L'amour de loin - ENO, 3 July 2009
The contemplative music of L'amour de loin hypnotises me. It ripples and shimmers, coloured as subtly and precisely as a paint chart with twenty different shades of white. Only sparing percussive interventions gesture above the wash of sound. Kaija Saariaho's sound world mutates with the laconic inevitability of a summer cloudscape, time passes imperceptibly.
That's on me Ipod.
(Where it is, incidentally, perfect in length and mood for an outbound Eurostar trip).
In the gigantic Coliseum, the detail - and the intimacy so essential to its appreciation - evaporates. Anyone who like me wasn't in the first few rows might as well have been in the next room.
And talk about slow-moving. L'amour de loin makes Pelléas et Mélisande look like an action thriller. A lovelorn troubadour dreams of his perfect woman, far away. When he discovers from a pilgrim that she really exists, he journeys across the sea to meet her. He dies. That's it.
Could any director turn that into two gripping hours? Perhaps not. Daniele Finzi Pasca's take is almost too exquisite. Minimalist stagescapes are bathed in evocative lighting. Shimmering expanses of parachute silk billow momentarily across the stage, then are sucked into its depths. Gymnasts and wire acrobats tumble and glide in silent slow motion, mirroring and commenting on the singing protagonists. A corner-stage shadow play too miniature to make out is the only ineffective touch.
It's all gorgeous and the technical craft is stunning - light-years ahead of what we usually see in London. But it only comes alive as the troubadour dies - not uncoincidentally the only conventionally 'dramatic' section of the music.
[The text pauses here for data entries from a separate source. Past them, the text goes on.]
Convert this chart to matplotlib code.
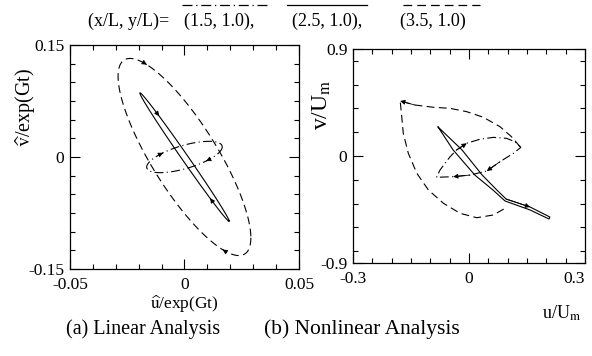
import numpy as np
import matplotlib
matplotlib.use("Agg")
import matplotlib.pyplot as plt
from matplotlib.lines import Line2D
from matplotlib.ticker import MultipleLocator

plt.rcParams['font.family'] = ['Liberation Serif', 'DejaVu Serif']
plt.rcParams['mathtext.fontset'] = 'stix'

# ---- data ----
stations = ['(1.5, 1.0),', '(2.5, 1.0),', '(3.5, 1.0)']
styles = [(0, (8, 3, 1, 3)), '-', (0, (7, 4))]

# linear analysis: u = A cos(wt), v = B cos(wt + phase)
lin_u_amp = [0.0165, 0.0195, 0.029]
lin_v_amp = [0.021, 0.086, 0.132]
lin_phase_deg = [50, 175, 145]

# nonlinear analysis: orbits
nl_u_15 = [-0.032, -0.006, 0.028, 0.063, 0.097, 0.119, 0.134, 0.115, 0.080,
           0.046, 0.003, -0.041, -0.084, -0.075, -0.062, -0.049, -0.032]
nl_v_15 = [0.051, 0.107, 0.141, 0.157, 0.149, 0.120, 0.073, 0.023, -0.048,
           -0.126, -0.160, -0.174, -0.179, -0.118, -0.061, -0.006, 0.051]

nl_u_25 = [-0.080, -0.018, 0.034, 0.072, 0.096, 0.158, 0.209,
           0.207, 0.158, 0.093, 0.062, 0.015, -0.041, -0.080]
nl_v_25 = [0.244, 0.051, -0.160, -0.286, -0.362, -0.429, -0.513,
           -0.530, -0.454, -0.378, -0.286, -0.160, 0.051, 0.244]

nl_u_35 = [0.132, 0.110, 0.080, 0.037, -0.006, -0.049, -0.092, -0.140,
           -0.178, -0.174, -0.170, -0.157, -0.135, -0.105, -0.066, -0.023,
           0.020, 0.063, 0.093]
nl_v_35 = [0.078, 0.162, 0.247, 0.326, 0.373, 0.401, 0.410, 0.429,
           0.463, 0.331, 0.191, 0.023, -0.145, -0.286, -0.398, -0.482,
           -0.519, -0.496, -0.440]


def add_arrow(ax, x, y, i):
    ax.annotate('', xy=(x[i + 1], y[i + 1]), xytext=(x[i], y[i]),
                arrowprops=dict(arrowstyle='-|>', color='k', lw=0.6,
                                mutation_scale=7, shrinkA=0, shrinkB=0))


def style_axes(ax):
    ax.tick_params(which='both', direction='in', top=True, right=True,
                   labelsize=12.5, width=0.8, pad=4)
    ax.tick_params(axis='x', which='major', pad=6)
    ax.tick_params(which='major', length=7)
    ax.tick_params(which='minor', length=3.5)
    for s in ax.spines.values():
        s.set_linewidth(0.9)


fig = plt.figure(figsize=(5.92, 3.56), dpi=100)
ax1 = fig.add_axes([0.1182, 0.2444, 0.3868, 0.6292])
ax2 = fig.add_axes([0.5963, 0.2612, 0.3919, 0.6011])

# (a) linear analysis
t = np.linspace(0, 2 * np.pi, 400)
for a, b, ph, ls in zip(lin_u_amp, lin_v_amp, lin_phase_deg, styles):
    u = a * np.cos(t)
    v = b * np.cos(t + np.radians(ph))
    ax1.plot(u, v, color='k', lw=0.8, ls=ls)
    for i in (60, 260):
        add_arrow(ax1, u, v, i)

ax1.set_xlim(-0.05, 0.05)
ax1.set_ylim(-0.15, 0.15)
ax1.set_xticks([-0.05, 0, 0.05])
ax1.set_xticklabels(['-0.05', '0', '0.05'])
ax1.set_yticks([-0.15, 0, 0.15])
ax1.set_yticklabels(['-0.15', '0', '0.15'])
ax1.xaxis.set_minor_locator(MultipleLocator(0.01))
ax1.yaxis.set_minor_locator(MultipleLocator(0.025))
style_axes(ax1)
ax1.set_xlabel(r'$\widehat{\mathrm{u}}$/exp(Gt)', fontsize=12.5)
ax1.xaxis.set_label_coords(0.5, -0.112)
ax1.set_ylabel(r'$\widehat{\mathrm{v}}$/exp(Gt)', fontsize=14.5)
ax1.yaxis.set_label_coords(-0.14, 0.72)

# (b) nonlinear analysis
nl = [(nl_u_15, nl_v_15), (nl_u_25, nl_v_25), (nl_u_35, nl_v_35)]
for (u, v), ls in zip(nl, styles):
    ax2.plot(u, v, color='k', lw=0.8, ls=ls)
add_arrow(ax2, nl_u_15, nl_v_15, 0)
add_arrow(ax2, nl_u_15, nl_v_15, 8)
add_arrow(ax2, nl_u_15, nl_v_15, 10)
add_arrow(ax2, nl_u_25, nl_v_25, 4)
add_arrow(ax2, nl_u_35, nl_v_35, 7)

ax2.set_xlim(-0.3, 0.3)
ax2.set_ylim(-0.9, 0.9)
ax2.set_xticks([-0.3, 0, 0.3])
ax2.set_xticklabels(['-0.3', '0', '0.3'])
ax2.get_xticklabels()[-1].set_horizontalalignment('right')
ax2.set_yticks([-0.9, 0, 0.9])
ax2.set_yticklabels(['-0.9', '0', '0.9'])
ax2.xaxis.set_minor_locator(MultipleLocator(0.05))
ax2.yaxis.set_minor_locator(MultipleLocator(0.2))
style_axes(ax2)
ax2.set_xlabel(r'u/U$_\mathrm{m}$', fontsize=13)
ax2.xaxis.set_label_coords(0.9, -0.19)
ax2.set_ylabel(r'v/U$_\mathrm{m}$', fontsize=17)
ax2.yaxis.set_label_coords(-0.085, 0.74)

# legend-like header
fig.text(88 / 592, 1 - 21 / 356, '(x/L, y/L)=', fontsize=13, va='center')
label_x = [184, 292, 400]
line_x = [(182, 270), (287, 367), (403, 480)]
for lx, (x0, x1), lab, ls in zip(label_x, line_x, stations, styles):
    fig.text(lx / 592, 1 - 21 / 356, lab, fontsize=13, va='center')
    fig.add_artist(Line2D([x0 / 592, x1 / 592], [1 - 5 / 356, 1 - 5 / 356],
                          color='k', lw=0.9, ls=ls))

fig.text(143 / 592, 1 - 329 / 356, '(a) Linear Analysis', fontsize=14.5,
         ha='center', va='center')
fig.text(362 / 592, 1 - 329 / 356, '(b) Nonlinear Analysis', fontsize=15.5,
         ha='center', va='center')

fig.savefig('out.png', dpi=100)
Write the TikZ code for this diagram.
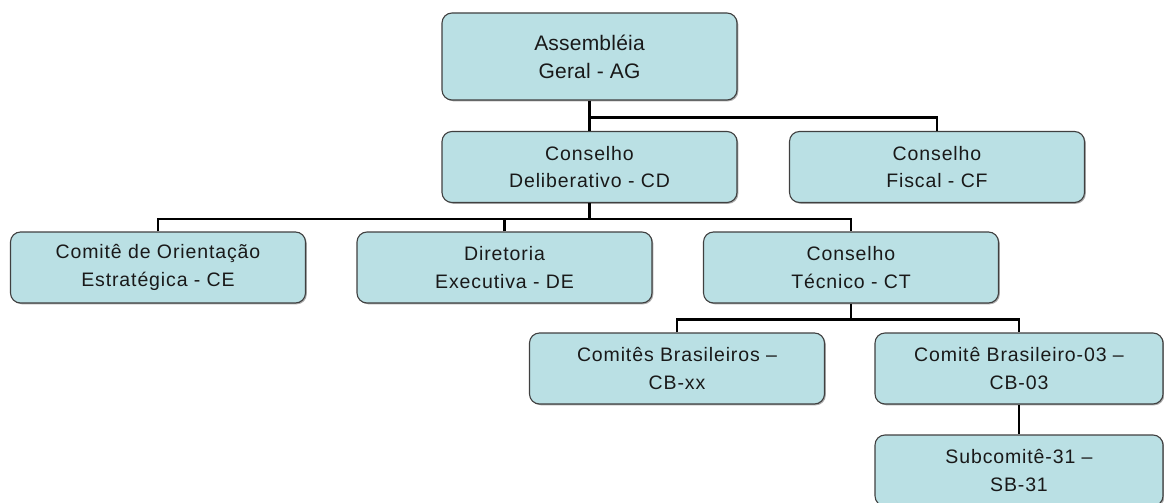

I do feel that it might have resonated more successfully if Pasca had focussed on the transformative aspect of both music and text - but who knows?
The chorus sounded drastically under-rehearsed, but Roderick Williams, Joan Rodgers and Faith Sherman were immaculately prepared, and did their best with the non-story and a precise, prosaic English translation that failed to capture the lyric flights of Amin Maalouf's original.
Despite the technical quality, musical and visual, it simply failed to engage. I was fidgety within ten minutes, and soldiering on through willpower alone after an hour. I was not alone. Masses of people slipped out at the interval - almost unheard of here. Was it worth missing Andy Murray's Wimbledämmerung for? I'm still fighting with that one.